Lorsque j’ai découvert le film, alors presque vierge de toute référence et de tout avis le concernant, cette scène m’a tout de suite frappé (comme beaucoup d’autres spectateur l’ont été). Je dirais même sidéré. J’ai pensé au cinéma muet, ou plutôt à la force d’images muettes accompagnées par une musique certes intra-diégétique mais comme « désancrée » de l’image par un mixage ignorant les bruits et les paroles. J’ai pensé, très précisément, à Eisenstein, à cette façon de cadrer des visages pris dans la tourmente, à s’en approcher jusqu’à ignorer le décor qui les entoure. Des visages comme figés dans des attitudes qui sont autant de tentatives de dire l’indicible, d’évoquer l’immatériel de la pensée et de la vie spirituelle. Après cette scène, Beauvois ne pouvait plus montrer l’horreur de corps décapités, il lui fallait le blanc, qui est à la bande image ce que le mutisme est à la bande son. Il est vrai qu’à certains moments, il faut savoir se taire. Et, précisément, la veille du tournage de la scène prévue, la neige s’est mise à tomber. Le réalisateur, qui tenait depuis le début à montrer les têtes des moines décapités, contre l'avis d'Henry Quinson, ancien trader devenu moine qui l’a aidé dans sa préparation du film, envoie le soir même un SMS à son conseiller : « Après cette tombée de neige, j'ai "entendu'' les frères. Je supprime la scène des têtes coupées. [...] Je suis peut-être un mécréant, mais j'ai mes limites 18».

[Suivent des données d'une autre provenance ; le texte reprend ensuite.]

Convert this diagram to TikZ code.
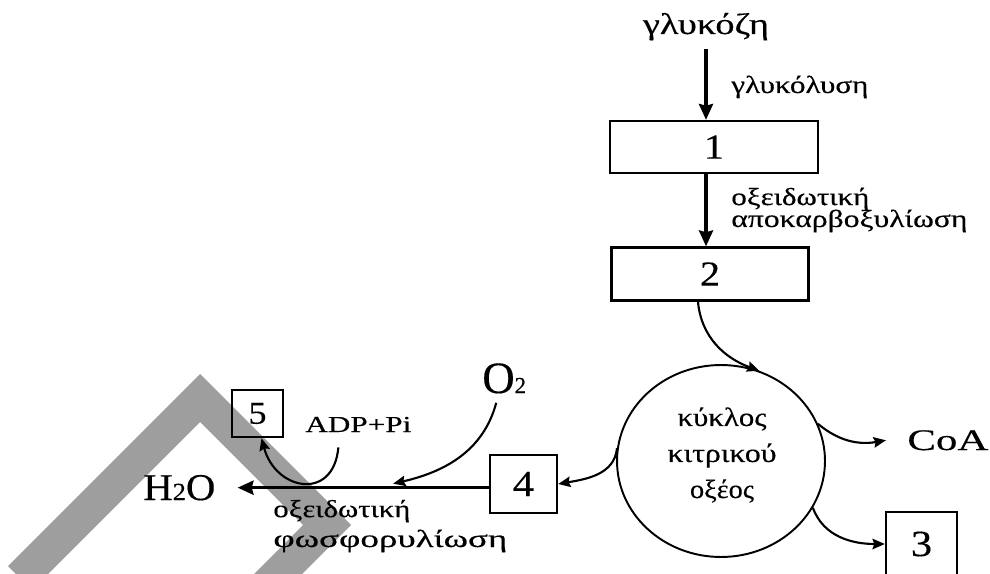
\documentclass[tikz,border=0pt]{standalone}
\usepackage{fontspec}
\usepackage{graphicx}
\setmainfont[FakeBold=0.3]{Liberation Serif}
\usetikzlibrary{arrows.meta,calc,shapes.geometric}
\definecolor{band}{RGB}{158,158,158}
% set a word to a given width (in units of 0.02cm), keeping its height
\newcommand\fitw[2]{\resizebox{\dimexpr 0.02cm*#1\relax}{\height}{#2}}
% slightly widened digits for the boxes
\newcommand\digit[1]{\scalebox{1.15}[1]{#1}}
\tikzset{
  stepbox/.style={draw, line width=1.4pt, inner sep=0pt,
    font=\fontsize{20}{22}\selectfont},
  txt/.style={inner sep=0pt},
  lbl/.style={inner sep=0pt, align=left, font=\fontsize{14}{14}\selectfont},
  bar/.style={line width=1.8pt, -{Stealth[length=9pt,width=8pt,inset=1pt]}},
  curvy/.style={line width=1.2pt, -{Stealth[length=7pt,width=6pt,inset=1pt]}}
}
\begin{document}
\begin{tikzpicture}[x=0.02cm,y=0.02cm]
\clip (0,-574) rectangle (990,0);

% grey chevron band in the background
\fill[band] (200,-374) -- (351,-525) -- (251,-625) -- (203,-625) -- (303,-525)
  -- (200,-422) -- (32,-590) -- (8,-566) -- cycle;

% glycolysis column
\node[txt, anchor=base, font=\fontsize{17}{18}\selectfont] (gluc) at (706,-34) {\fitw{126}{γλυκόζη}};
\node[lbl, anchor=base west] (glylbl) at (731,-93) {\fitw{137}{γλυκόλυση}};
\node[stepbox, minimum width=4.16cm, minimum height=1.04cm] (box1) at (714,-147) {\digit{1}};
\node[lbl, anchor=base west] (oxlbl) at (731,-227)
  {\fitw{138}{οξειδωτική}\\[-1.5pt]\fitw{236}{αποκαρβοξυλίωση}};
\node[stepbox, minimum width=3.94cm, minimum height=1.06cm] (box2) at (710,-274) {\digit{2}};

% citric acid cycle
\node[draw, ellipse, line width=1.1pt, inner sep=0pt, minimum width=4.16cm,
  minimum height=3.84cm] (cyc) at (721,-461) {};
\node[txt, anchor=base, align=center, font=\fontsize{15}{20.5}\selectfont]
  (cyctxt) at (722,-498) {\fitw{89}{κύκλος}\\\fitw{109}{κιτρικού}\\\fitw{64}{οξέος}};
\node[txt, anchor=base west, font=\fontsize{17}{18}\selectfont] (coa) at (907,-450) {\fitw{81}{CoA}};
\node[stepbox, minimum width=1.42cm, minimum height=1.28cm,
  font=\fontsize{21}{22}\selectfont] (box3) at (921.5,-544) {\digit{3}};
\node[stepbox, minimum width=1.34cm, minimum height=1.16cm,
  font=\fontsize{21}{22}\selectfont] (box4) at (523.5,-484) {\digit{4}};

% oxidative phosphorylation
\node[txt, anchor=base west] (h2o) at (143,-500)
  {\fontsize{21.5}{22}\selectfont\fitw{72}{H{\fontsize{14}{14}\selectfont 2}O}};
\node[txt, anchor=base west] (o2) at (482,-393)
  {\fontsize{25.5}{26}\selectfont O{\fontsize{13}{13}\selectfont 2}};
\node[txt, anchor=base west, font=\fontsize{13}{14}\selectfont] (adp) at (305,-432) {\fitw{106}{ADP+Pi}};
\node[stepbox, minimum width=1.02cm, minimum height=0.94cm,
  font=\fontsize{18}{19}\selectfont] (box5) at (257.5,-413.5) {\digit{5}};
\node[lbl, anchor=base west] (phlbl) at (273,-547)
  {\fitw{137}{οξειδωτική}\\[3pt]\fitw{234}{φωσφορυλίωση}};

% connectors
\draw[bar, shorten <=5pt] (gluc.south) -- (gluc.south |- box1.north);
\draw[bar] (box1.south -| gluc.south) -- (box2.north -| gluc.south);
\draw[curvy] ($(box2.south)+(-12,0)$) to[out=-85,in=160] (cyc.67);
\draw[curvy] (cyc.21) to[out=-40,in=190] ([xshift=-12pt]coa.west);
\draw[curvy] (cyc.-27) to[out=-70,in=180] (box3.west);
\draw[curvy] (cyc.173) to[out=-95,in=10] (box4.east);
\draw[bar, shorten >=12.5pt] (box4.west |- h2o.east) -- (h2o.east);
\coordinate (meet) at ($(box4.west |- h2o.east)!0.35!(h2o.east)+(0,4)$);
\draw[curvy] ($(o2.south)+(-8,-9)$) to[out=-105,in=13] (meet);
\draw[curvy] ($(adp.south)+(-20,-15)$) to[out=-95,in=-75,looseness=1.8] ($(box5.south)+(4,0)$);
\end{tikzpicture}
\end{document}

Le film de Xavier Beauvois se détourne en effet presque systématiquement de l’action et de l’image spectacle, principal moteur de la production cinématographique mondiale. Il se propose plutôt de faire une série de constats qu’on pourrait dire cliniques 19. La figure du corps malade, soigné et surtout allongé est d’ailleurs très régulièrement convoquée. C’est par cette exploration du corps (et de l’iconicité de la représentation d’un corps mort, convoquant la figure du Christ ou celle d’un homme « déifié », comme celui du Che) que Beauvois explore finalement l’âme elle-même, qui reste toujours humaine. Bien sûr, tous les signes sont interprétables (il pleut, il neige, la lumière baigne le monde, autant de phénomènes déchiffrables, de façon plus ou moins rationnelle), et Dieu n’est peut-être pas loin. Mais Beauvois se garde bien de donner à voir des preuves, sauf de l’existence des hommes.

Patrick Le Goff, avril 2011

 

18/ Entretien avec Thomas Baurez pour l’Express.fr, déjà cité.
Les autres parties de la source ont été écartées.